Given the many uncertainties about the immediate, as well as long-term, future and the interlocking crises we face (even economists, not the most radical of professions, are now warning that not addressing the climate crisis will lead to “worldwide economic collapse”), our communities need to be having broad-based, in-depth and sustained conversations about how we plan to adapt to what may be coming down the road. Small colleges are very good at strategic planning and futures-visioning, and at making the most of limited resources.

They have been doing this for a long time. They are also good at facilitating inquiry-based, collective problem-solving, grounded as most of them are in the ideas of Vermont’s philosopher of democracy, John Dewey. These institutions should be at the very center of community conversations that need to be happening, conversations where we ask ourselves tough questions like: What kind of world do we want to live in? How can we maximize Gross National Happiness rather than Gross National Product? What are the contours of a post-commodity/capitalist culture? What kind of work is worth doing? How will we care for everyone? And, most importantly, how might we get from here to there?

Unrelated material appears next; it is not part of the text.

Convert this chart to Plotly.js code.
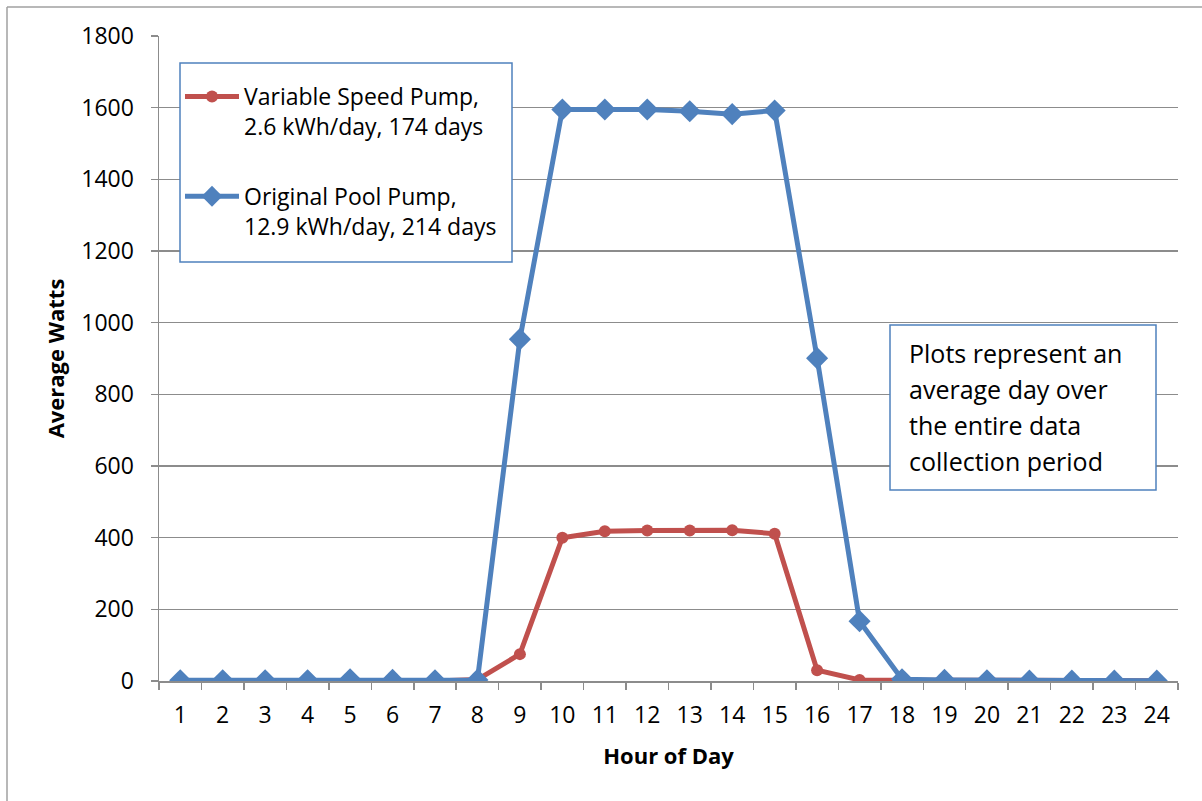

Small Vermont colleges are situated on stunning landscapes in gorgeous settings, in small towns with lots of character and no shortage of practical wisdom. They have the intellectual resources of libraries, equipment and people with specialized knowledge. Saving these spaces and creating stronger bonds between “town and gown” is vital. Rethinking what our communities actually need to not just survive, but thrive, in the future requires courageous vision and imagination, and the capacity for communities to think entirely differently than we have thought in the past. We need to identify new ways of assessing community health and well-being, beyond the GDP paradigm. We need to examine carefully what a “no-growth economy” might look like in our own local contexts, and what this means for local institutions. We need to entertain the development of new forms of social and economic organization — everything from cooperatives that can produce goods for genuine local needs, barter and gift economies, the strengthening of local banks, community gardens on a scale not imagined since WWII, and the widespread cultivation of the arts. Yes, these may sound like pipe dreams, given that most of us are saddled with the trappings of the wage economy: mortgages, high energy bills, credit card debt and a lifestyle centered around work — too much of it or not enough. But futurists and economists who analyze trends like the development of AI, robotics and the climate crises are warning of a future when we might not be able to take for granted “wage labor” (actually a fairly recent phenomenon in human history). On the bright side, it is altogether possible that a life with less paid work might be more pleasurable, more thoughtful, more politically engaged and more fulfilling. Our local colleges and communities should be partners in this kind of creative thinking.

I know that there are many people working on these ideas in our state. I also know that much of the good thinking is happening in the small colleges that are currently threatened with extinction, along with the monarchs, the little brown bats and the timber rattlesnake. Vermont has been very forward-thinking in its commitment to saving endangered animal species. Let’s hope that we can do similarly well with our small colleges, and retain them as crucial components of our social and intellectual ecosystem.

Kathleen Kesson is professor emerita of teaching, learning and leadership in the School of Education at the Brooklyn campus of Long Island University. She is also the former director of teacher education at Goddard College, and was the founding director of the John Dewey Project on Progressive Education at the University of Vermont.